To handle specific assumption checks:

  • NormalityChecker class: Checks normality using Shapiro-Wilk test, skewness, and kurtosis.
  • HomoscedasticityChecker class: Checks homoscedasticity using Levene's test.
  • MonotonicityChecker class: Checks monotonic relationships using Spearman correlation.
  • PairedDataChecker class: Checks if data is properly paired.
  • CategoricalDataChecker class: Checks if variables are categorical.
  • MultivariateNormalityChecker class: Checks multivariate normality using Mardia's test.
  • SurvivalDataChecker class: Checks basic requirements for survival data.
  • ProportionalHazardsChecker class: Checks proportional hazards using Schoenfeld residuals.
  • PairedDifferenceChecker class: Checks properties of paired differences.

Specific Checkers:

Specific checkers for various statistical tests, each inheriting from AssumptionChecker and relevant mixins:

  • IndependentTTestChecker class: For Independent Samples t-test
  • RepeatedMeasuresANOVAChecker class: For Repeated ANOVA
  • LogisticRegressionChecker class: For Logistic Regression
  • PearsonCorrelationChecker class: For Pearson correlation
  • PairedTTestChecker class: For Paired t-test
  • ChiSquareIndependenceChecker class: For Chi-square independence test
  • MultipleRegressionChecker class: For Multiple Linear Regression
  • TwoWayANOVAChecker class: For Two-way ANOVA
  • KaplanMeierChecker class: For Kaplan-Meier
  • CoxPHChecker class: For
  • PoissonRegressionChecker class: For Cox Proportional Hazards
  • SpearmanCorrelationChecker class: For Spearman Corraletion
  • WilcoxonSignedRankChecker class: For Wilcoxon Signed-Rank Test
  • MANOVAChecker class: For MANOVA
  • OneWayANOVAChecker class: For One-way ANOVA
  • FactorialANOVAChecker class: For Factorial ANOVA
  • Main Class: StatisticalTestAssumptions is the main class that manages the assumption checkers. It allows checking assumptions for a specified test type and provides recommendations based on the results.
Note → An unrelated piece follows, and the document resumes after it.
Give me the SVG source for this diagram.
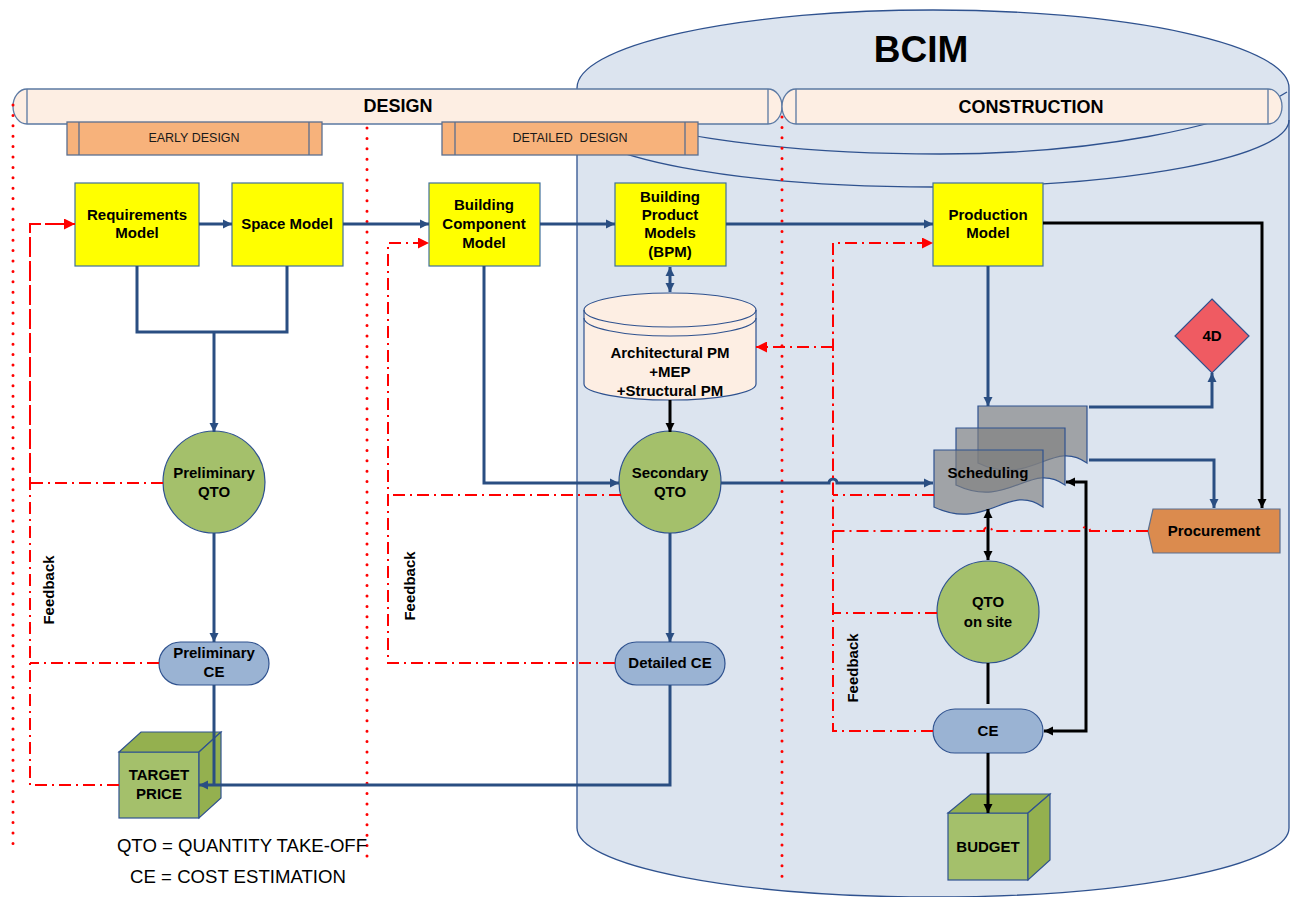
<svg xmlns="http://www.w3.org/2000/svg" width="1293" height="897" viewBox="0 0 1293 897">
<defs>
<style>
.t{font-family:"Liberation Sans",Arial,sans-serif;font-weight:bold;font-size:15px;text-anchor:middle;fill:#000}
.r{font-family:"Liberation Sans",Arial,sans-serif;font-size:12.5px;text-anchor:middle;fill:#1a1a1a}
.lg{font-family:"Liberation Sans",Arial,sans-serif;font-size:18.6px;text-anchor:middle;fill:#000}
.yel{fill:#ffff00;stroke:#41719c;stroke-width:1.2}
.grn{fill:#a4c06b;stroke:#2f528f;stroke-width:1.2}
.ce{fill:#9ab3d3;stroke:#2f528f;stroke-width:1.2}
.cubef{fill:#a4c06b;stroke:#2f528f;stroke-width:1.2}
.cubed{fill:#94b04f;stroke:#2f528f;stroke-width:1.2}
.ban{fill:#fdeee3;stroke:#5b79a3;stroke-width:1.3}
.sub{fill:#f7b27b;stroke:#5b6f8f;stroke-width:1.3}
.doc{fill:#7f7f7f;fill-opacity:0.65;stroke:#2f528f;stroke-width:1.2}
.b{fill:none;stroke:#2a4e82;stroke-width:3}
.k{fill:none;stroke:#000;stroke-width:3}
.rd{fill:none;stroke:#ff0000;stroke-width:2;stroke-dasharray:12 5 2 5}
.dot{fill:none;stroke:#ff0000;stroke-width:3;stroke-linecap:round;stroke-dasharray:0 10.4}
</style>
<marker id="ab" viewBox="0 0 10 10" refX="10" refY="5" markerWidth="9" markerHeight="12" markerUnits="userSpaceOnUse" orient="auto-start-reverse"><path d="M0,0 L10,5 L0,10 z" fill="#2a4e82"/></marker>
<marker id="ak" viewBox="0 0 10 10" refX="10" refY="5" markerWidth="9" markerHeight="12" markerUnits="userSpaceOnUse" orient="auto-start-reverse"><path d="M0,0 L10,5 L0,10 z" fill="#000"/></marker>
<marker id="ar" viewBox="0 0 10 10" refX="10" refY="5" markerWidth="12" markerHeight="11" markerUnits="userSpaceOnUse" orient="auto-start-reverse"><path d="M0,0 L10,5 L0,10 z" fill="#ff0000"/></marker>
</defs>
<rect width="1293" height="897" fill="#ffffff"/>

<g id="bcim">
<path d="M577,88 A356,78 0 0 1 1289,88 V828 A356,69 0 0 1 577,828 Z" fill="#dce4ef" stroke="#2f528f" stroke-width="1.3"/>
<path d="M590,105 C650,138 800,154 940,154 C1090,154 1230,128 1287,92" fill="none" stroke="#2f528f" stroke-width="1.3"/>
<path d="M577,120 A356,67 0 0 0 1289,120" fill="none" stroke="#2f528f" stroke-width="1.3"/>
<text x="921" y="62" class="t" style="font-size:37px">BCIM</text>
</g>

<g id="design">
<path class="ban" d="M27,89 H768 A14,17.5 0 0 1 768,124 H27 A14,17.5 0 0 1 27,89 Z"/>
<path d="M27,89 V124 M768,89 V124" fill="none" stroke="#5b79a3" stroke-width="1.3"/>
<text x="398" y="112" class="t" style="font-size:18px">DESIGN</text>
</g>
<g id="construction">
<path class="ban" d="M796,89 H1268 A14,17.5 0 0 1 1268,124 H796 A14,17.5 0 0 1 796,89 Z"/>
<path d="M796,89 V124 M1268,89 V124" fill="none" stroke="#5b79a3" stroke-width="1.3"/>
<text x="1031" y="113" class="t" style="font-size:18px">CONSTRUCTION</text>
</g>
<g id="early-design">
<rect class="sub" x="67" y="122" width="255" height="33"/>
<path d="M79,122 V155 M309,122 V155" fill="none" stroke="#5b6f8f" stroke-width="1.3"/>
<text x="194" y="142" class="r">EARLY DESIGN</text>
</g>
<g id="detailed-design">
<rect class="sub" x="442" y="122" width="256" height="33"/>
<path d="M455,122 V155 M685,122 V155" fill="none" stroke="#5b6f8f" stroke-width="1.3"/>
<text x="570" y="142" class="r" xml:space="preserve">DETAILED  DESIGN</text>
</g>

<g id="separators">
<path class="dot" d="M13,105 V852"/>
<path class="dot" d="M367,128 V860"/>
<path class="dot" d="M782,117 V883"/>
</g>

<g id="requirements-model">
<rect class="yel" x="75" y="183" width="124" height="83"/>
<text x="137" y="220" class="t">Requirements</text><text x="137" y="238" class="t">Model</text>
</g>
<g id="space-model">
<rect class="yel" x="232" y="183" width="111" height="83"/>
<text x="287" y="229" class="t">Space Model</text>
</g>
<g id="building-component-model">
<rect class="yel" x="429" y="183" width="111" height="83"/>
<text x="484" y="210" class="t">Building</text><text x="484" y="229" class="t">Component</text><text x="484" y="248" class="t">Model</text>
</g>
<g id="bpm">
<rect class="yel" x="615" y="183" width="111" height="83"/>
<text x="670" y="202" class="t">Building</text><text x="670" y="220" class="t">Product</text><text x="670" y="238" class="t">Models</text><text x="670" y="257" class="t">(BPM)</text>
</g>
<g id="production-model">
<rect class="yel" x="933" y="183" width="110" height="83"/>
<text x="988" y="220" class="t">Production</text><text x="988" y="238" class="t">Model</text>
</g>
<g id="product-models-db">
<path d="M584,310 A86,17 0 0 1 756,310 V384 A86,16 0 0 1 584,384 Z" fill="#fdeee3" stroke="#2f528f" stroke-width="1.2"/>
<path d="M584,310 A86,17 0 0 0 756,310 M584,318 A86,18 0 0 0 756,318" fill="none" stroke="#2f528f" stroke-width="1.2"/>
<text x="670" y="358" class="t">Architectural PM</text><text x="670" y="377" class="t">+MEP</text><text x="670" y="396" class="t">+Structural PM</text>
</g>
<g id="preliminary-qto">
<circle class="grn" cx="214" cy="482" r="51"/>
<text x="214" y="478" class="t">Preliminary</text><text x="214" y="497" class="t">QTO</text>
</g>
<g id="secondary-qto">
<circle class="grn" cx="670" cy="482" r="51"/>
<text x="670" y="478" class="t">Secondary</text><text x="670" y="497" class="t">QTO</text>
</g>
<g id="preliminary-ce">
<rect class="ce" x="159" y="642" width="110" height="43" rx="21.5"/>
<text x="214" y="658" class="t">Preliminary</text><text x="214" y="677" class="t">CE</text>
</g>
<g id="detailed-ce">
<rect class="ce" x="615" y="642" width="110" height="43" rx="21.5"/>
<text x="670" y="668" class="t">Detailed CE</text>
</g>
<g id="target-price">
<rect class="cubef" x="119" y="752" width="80" height="66"/>
<path class="cubed" d="M119,752 L141,732 H221 L199,752 Z"/>
<path class="cubed" d="M199,752 L221,732 V798 L199,818 Z"/>
<text x="159" y="780" class="t">TARGET</text><text x="159" y="799" class="t">PRICE</text>
</g>
<g id="scheduling">
<path class="doc" d="M978,406 H1087 V463 C1052.4,438 1030.6,488 978,463 Z"/>
<path class="doc" d="M956,428 H1065 V485 C1030.4,460 1008.6,510 956,485 Z"/>
<path class="doc" d="M934,450 H1043 V507 C1008.4,482 986.6,532 934,507 Z"/>
<text x="988" y="478" class="t">Scheduling</text>
</g>
<g id="four-d">
<path d="M1212,299 L1249,336 L1212,373 L1175,336 Z" fill="#ef5b62" stroke="#2f528f" stroke-width="1.2"/>
<text x="1212" y="341" class="t">4D</text>
</g>
<g id="procurement">
<path d="M1153,509 H1280 V553 H1153 L1148,531 Z" fill="#db8b4e" stroke="#5b6f8f" stroke-width="1.2"/>
<text x="1214" y="536" class="t">Procurement</text>
</g>
<g id="qto-on-site">
<circle class="grn" cx="988" cy="612" r="51"/>
<text x="988" y="607" class="t">QTO</text><text x="988" y="627" class="t">on site</text>
</g>
<g id="ce">
<rect class="ce" x="933" y="709" width="110" height="44" rx="22"/>
<text x="988" y="736" class="t">CE</text>
</g>
<g id="budget">
<rect class="cubef" x="948" y="813" width="80" height="67"/>
<path class="cubed" d="M948,813 L971,794 H1050 L1028,813 Z"/>
<path class="cubed" d="M1028,813 L1050,794 V860 L1028,880 Z"/>
<text x="988" y="852" class="t">BUDGET</text>
</g>

<g id="labels">
<text class="t" transform="translate(54,590) rotate(-90)">Feedback</text>
<text class="t" transform="translate(415,586) rotate(-90)">Feedback</text>
<text class="t" transform="translate(858,668) rotate(-90)">Feedback</text>
<text x="242" y="852" class="lg">QTO = QUANTITY TAKE-OFF</text>
<text x="238" y="883" class="lg">CE = COST ESTIMATION</text>
</g>

<g id="connectors">
<path class="b" d="M199,224 H232" marker-end="url(#ab)"/>
<path class="b" d="M343,224 H429" marker-end="url(#ab)"/>
<path class="b" d="M540,224 H615" marker-end="url(#ab)"/>
<path class="b" d="M726,224 H933" marker-end="url(#ab)"/>
<path class="b" d="M137,266 V332 H287 V266"/>
<path class="b" d="M214,332 V432" marker-end="url(#ab)"/>
<path class="b" d="M214,533 V642" marker-end="url(#ab)"/>
<path class="b" d="M214,685 V785"/>
<path class="b" d="M670,685 V785 H199" marker-end="url(#ab)"/>
<path class="b" d="M484,266 V483 H619" marker-end="url(#ab)"/>
<path class="b" d="M670,267 V292" marker-start="url(#ab)" marker-end="url(#ab)"/>
<path class="k" d="M670,400 V432" marker-end="url(#ak)"/>
<path class="b" d="M670,533 V642" marker-end="url(#ab)"/>
<path class="b" d="M721,483 H829 A4,4 0 0 1 837,483 H933" marker-end="url(#ab)"/>
<path class="b" d="M988,266 V406" marker-end="url(#ab)"/>
<path class="b" d="M1089,407 H1212 V373" marker-end="url(#ab)"/>
<path class="b" d="M1089,460 H1214 V508" marker-end="url(#ab)"/>
<path class="k" d="M1043,223 H1262 V508" marker-end="url(#ak)"/>
<path class="k" d="M988,509 V560" marker-start="url(#ak)" marker-end="url(#ak)"/>
<path class="k" d="M1066,482 H1086 V731 H1044" marker-start="url(#ak)" marker-end="url(#ak)"/>
<path class="k" d="M988,663 V704"/>
<path class="k" d="M988,753 V813" marker-end="url(#ak)"/>

<path class="rd" d="M119,785 H30 V224 H75" marker-end="url(#ar)"/>
<path class="rd" d="M163,483 H30 V224 H75"/>
<path class="rd" d="M159,663 H30"/>
<path class="rd" d="M615,663 H388 V243 H429" marker-end="url(#ar)"/>
<path class="rd" d="M621,495 H388"/>
<path class="rd" d="M933,731 H833 V243 H933" marker-end="url(#ar)"/>
<path class="rd" d="M937,613 H833"/>
<path class="rd" d="M1148,531 H1090 A4,4 0 0 0 1082,531 H992 A4,4 0 0 0 984,531 H833 V243"/>
<path class="rd" d="M934,495 H833"/>
<path class="rd" d="M833,347 H756" marker-end="url(#ar)"/>
</g>
</svg>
Inlcuded tests assumptions

Independent Samples t-test t_test_ind


  1. Normality: The dependent variable should be (approximately) normally distributed within each group.
  2. Homogeneity of Variances: The population variances in the two groups should be equal (often checked using Levene’s test).
  3. Independence of Observations: Each observation in one group is independent of any observation in the other group.

Repeated-Measures ANOVA repeated_anova


  1. Normality: The dependent variable should be (approximately) normally distributed at each time point or for each repeated measure.
  2. Sphericity: The variances of the differences between all possible pairs of repeated-measure conditions should be equal (often checked by Mauchly’s test).
  3. Independence of Observations: Observations from different subjects are assumed to be independent, although repeated measures on the same subject are inherently correlated.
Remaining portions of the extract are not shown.